The Six C’s of Motivation strategies have the potential to enhance students' motivation when applied to open-ended tasks (Turner & Paris, 1995). There is no single correct answer in the open-ended tasks, allowing students to make their own choices and goals. In the open-ended task context, teachers should guide students in selecting the most appropriate choices, setting up short- and long-term goals, planning and evaluating their projects, working collaboratively, constructing personal meaning through the task, and displaying their final projects.
When integrating the six C’s of Motivation into curriculum design, it is important to be aware of the progress of each group and provide feedback based on that progress. When students engage in meaningful open-ended tasks, their motivation increases and the effect of learning is more powerful.
Ames, C. (1992). Classrooms: Goals, structures, and student motivation. Journal of Educational Psychology, 84, 261-271.

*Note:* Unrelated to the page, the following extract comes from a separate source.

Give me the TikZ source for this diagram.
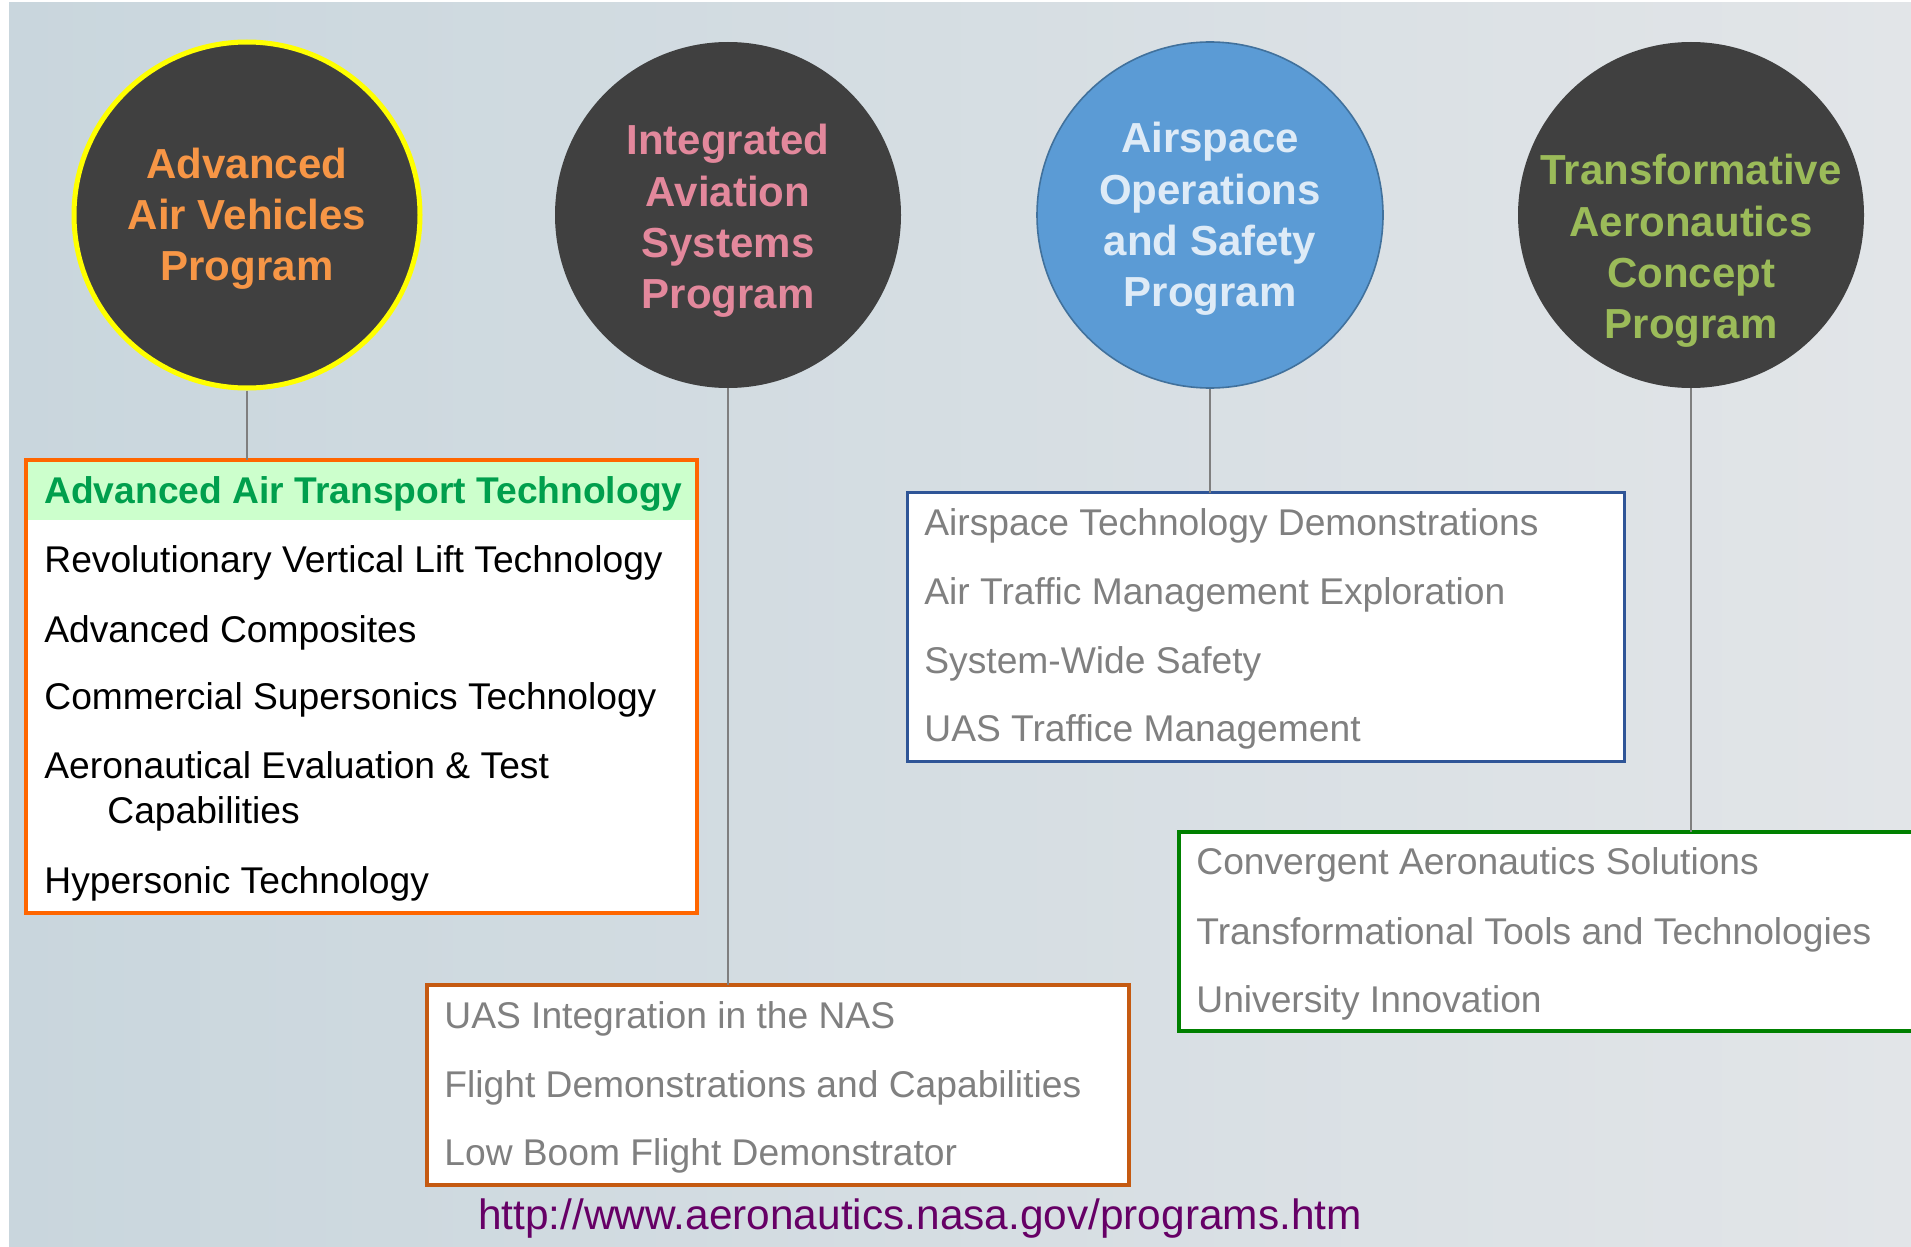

Csikszentmihalyi, M. (1985). Emergent motivation and the evolution of the self. In D. A. Kleiber & M. Maehr (Eds.), Advances in motivation and achievement, (Vol. 4, pp.93-119). Greenwich, CT: JAI Press.
Driscoll, M. P. (1994). Psychology of learning for instruction. MA: Division of Paramount Publishing.
Lepper, M. R., & Hodell, M. (1989). Intrinsic motivation in the classroom. In C. Ames & R. Ames (Eds.), Research on motivation in education (Vol. 3, p.73-105). San Diego: Academic Press.
Malone, M. R. & Lepper, M. R. (1983). Making learning fun. In R. E. Snow & J. F. Marshall (Eds.), Aptitude, learning, and instruction: Cognitive and affective process analyses (Vol. 3, pp. 223-253). Hillsdale, NJ: Lawrence Erlbaum Associates.
Schiefele, U. (1991). Interest, learning, and motivation. Educational Psychologist, 26(3/4), 299-323.
Turner, J., & Paris, S. G. (1995). How literacy tasks influence children's motivation for literacy. The Reading Teacher, 48(8), 662-673.
Vygotsky, L. S. (1978). Mind in society. Cambridge MA: Harvard University Press.